Task prompt —
All lines below must be repeated exactly, with the pictures omitted.
☆ ☆ ☆ ☆ ☆
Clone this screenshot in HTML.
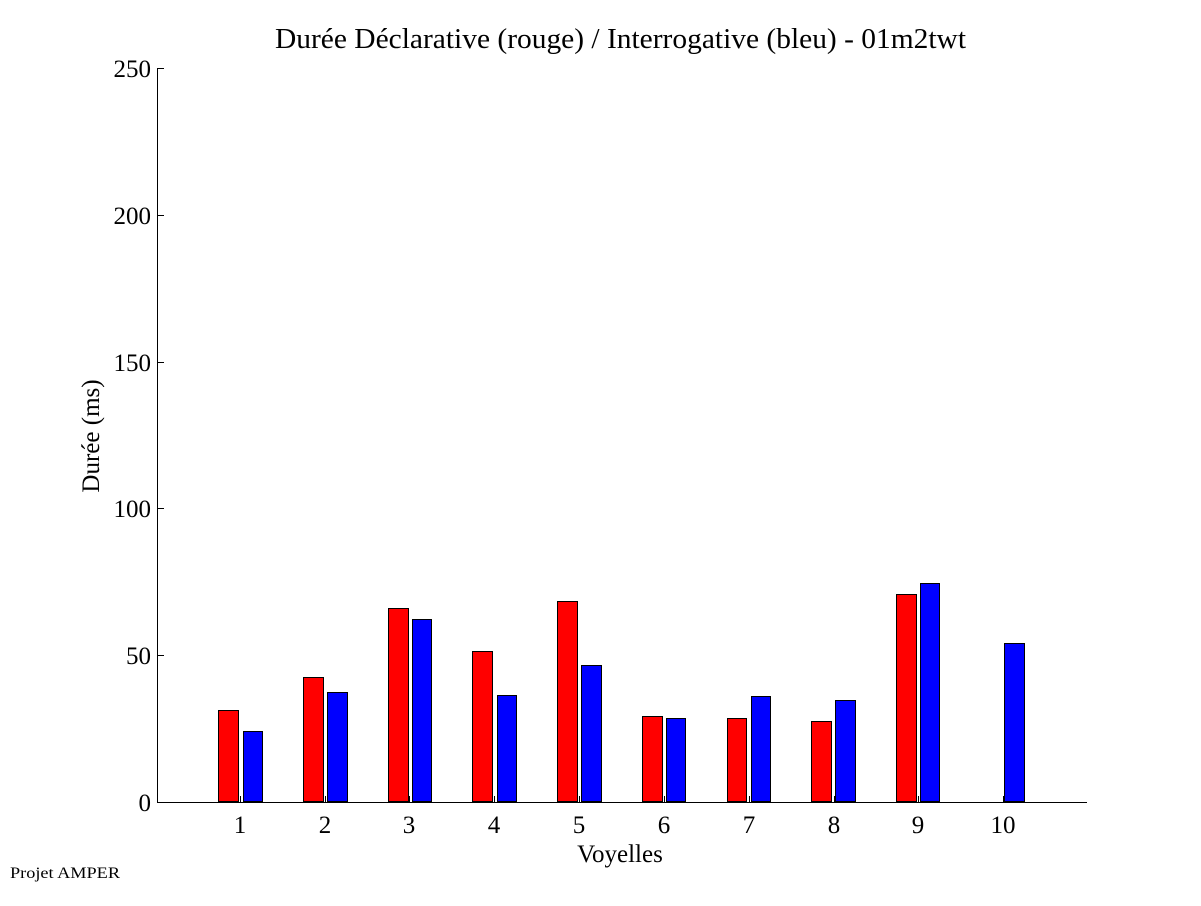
<!DOCTYPE html>
<html><head><meta charset="utf-8"><style>body{margin:0;background:#fff}</style></head><body>
<svg width="1201" height="901" xmlns="http://www.w3.org/2000/svg" font-family="Liberation Serif, serif">
<rect width="1201" height="901" fill="#fff"/>
<text x="275" y="48" font-size="28" textLength="691" lengthAdjust="spacingAndGlyphs">Durée Déclarative (rouge) / Interrogative (bleu) - 01m2twt</text>
<g stroke="#000" stroke-width="1">
<rect x="218.5" y="710.5" width="20" height="91" fill="#f00"/><rect x="243.5" y="731.5" width="19" height="70" fill="#00f"/>
<rect x="303.5" y="677.5" width="20" height="124" fill="#f00"/><rect x="327.5" y="692.5" width="20" height="109" fill="#00f"/>
<rect x="388.5" y="608.5" width="20" height="193" fill="#f00"/><rect x="412.5" y="619.5" width="19" height="182" fill="#00f"/>
<rect x="472.5" y="651.5" width="20" height="150" fill="#f00"/><rect x="497.5" y="695.5" width="19" height="106" fill="#00f"/>
<rect x="557.5" y="601.5" width="20" height="200" fill="#f00"/><rect x="581.5" y="665.5" width="20" height="136" fill="#00f"/>
<rect x="642.5" y="716.5" width="20" height="85" fill="#f00"/><rect x="666.5" y="718.5" width="19" height="83" fill="#00f"/>
<rect x="727.5" y="718.5" width="19" height="83" fill="#f00"/><rect x="751.5" y="696.5" width="19" height="105" fill="#00f"/>
<rect x="811.5" y="721.5" width="20" height="80" fill="#f00"/><rect x="835.5" y="700.5" width="20" height="101" fill="#00f"/>
<rect x="896.5" y="594.5" width="20" height="207" fill="#f00"/><rect x="920.5" y="583.5" width="19" height="218" fill="#00f"/>
<rect x="1004.5" y="643.5" width="20" height="158" fill="#00f"/>
<path d="M157.5 68V802.5H1087M157 68.5h7M157 215.5h7M157 362.5h7M157 508.5h7M157 655.5h7M240.5 802v-6M325.5 802v-6M409.5 802v-6M494.5 802v-6M579.5 802v-6M664.5 802v-6M749.5 802v-6M834.5 802v-6M918.5 802v-6M1003.5 802v-6" fill="none"/>
</g>
<g font-size="25" text-anchor="end">
<text x="151" y="811">0</text><text x="151" y="664">50</text><text x="151" y="517">100</text><text x="151" y="371">150</text><text x="151" y="224">200</text><text x="151" y="77">250</text>
</g>
<g font-size="25" text-anchor="middle">
<text x="240" y="833">1</text><text x="325" y="833">2</text><text x="409" y="833">3</text><text x="494" y="833">4</text><text x="579" y="833">5</text><text x="664" y="833">6</text><text x="749" y="833">7</text><text x="834" y="833">8</text><text x="918" y="833">9</text><text x="1003" y="833">10</text>
<text x="620" y="862">Voyelles</text>
<text transform="translate(99 436) rotate(-90)">Durée (ms)</text>
</g>
<text x="10" y="878" font-size="16" textLength="110" lengthAdjust="spacingAndGlyphs">Projet AMPER</text>
</svg>
</body></html>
☆ ☆ ☆ ☆ ☆
Correct response —
Clone this screenshot in HTML.
<!DOCTYPE html>
<html><head><meta charset="utf-8"><style>body{margin:0;background:#fff}</style></head><body>
<svg width="1201" height="901" xmlns="http://www.w3.org/2000/svg" font-family="Liberation Serif, serif">
<rect width="1201" height="901" fill="#fff"/>
<text x="275" y="48" font-size="28" textLength="691" lengthAdjust="spacingAndGlyphs">Durée Déclarative (rouge) / Interrogative (bleu) - 01m2twt</text>
<g stroke="#000" stroke-width="1">
<rect x="218.5" y="710.5" width="20" height="91" fill="#f00"/><rect x="243.5" y="731.5" width="19" height="70" fill="#00f"/>
<rect x="303.5" y="677.5" width="20" height="124" fill="#f00"/><rect x="327.5" y="692.5" width="20" height="109" fill="#00f"/>
<rect x="388.5" y="608.5" width="20" height="193" fill="#f00"/><rect x="412.5" y="619.5" width="19" height="182" fill="#00f"/>
<rect x="472.5" y="651.5" width="20" height="150" fill="#f00"/><rect x="497.5" y="695.5" width="19" height="106" fill="#00f"/>
<rect x="557.5" y="601.5" width="20" height="200" fill="#f00"/><rect x="581.5" y="665.5" width="20" height="136" fill="#00f"/>
<rect x="642.5" y="716.5" width="20" height="85" fill="#f00"/><rect x="666.5" y="718.5" width="19" height="83" fill="#00f"/>
<rect x="727.5" y="718.5" width="19" height="83" fill="#f00"/><rect x="751.5" y="696.5" width="19" height="105" fill="#00f"/>
<rect x="811.5" y="721.5" width="20" height="80" fill="#f00"/><rect x="835.5" y="700.5" width="20" height="101" fill="#00f"/>
<rect x="896.5" y="594.5" width="20" height="207" fill="#f00"/><rect x="920.5" y="583.5" width="19" height="218" fill="#00f"/>
<rect x="1004.5" y="643.5" width="20" height="158" fill="#00f"/>
<path d="M157.5 68V802.5H1087M157 68.5h7M157 215.5h7M157 362.5h7M157 508.5h7M157 655.5h7M240.5 802v-6M325.5 802v-6M409.5 802v-6M494.5 802v-6M579.5 802v-6M664.5 802v-6M749.5 802v-6M834.5 802v-6M918.5 802v-6M1003.5 802v-6" fill="none"/>
</g>
<g font-size="25" text-anchor="end">
<text x="151" y="811">0</text><text x="151" y="664">50</text><text x="151" y="517">100</text><text x="151" y="371">150</text><text x="151" y="224">200</text><text x="151" y="77">250</text>
</g>
<g font-size="25" text-anchor="middle">
<text x="240" y="833">1</text><text x="325" y="833">2</text><text x="409" y="833">3</text><text x="494" y="833">4</text><text x="579" y="833">5</text><text x="664" y="833">6</text><text x="749" y="833">7</text><text x="834" y="833">8</text><text x="918" y="833">9</text><text x="1003" y="833">10</text>
<text x="620" y="862">Voyelles</text>
<text transform="translate(99 436) rotate(-90)">Durée (ms)</text>
</g>
<text x="10" y="878" font-size="16" textLength="110" lengthAdjust="spacingAndGlyphs">Projet AMPER</text>
</svg>
</body></html>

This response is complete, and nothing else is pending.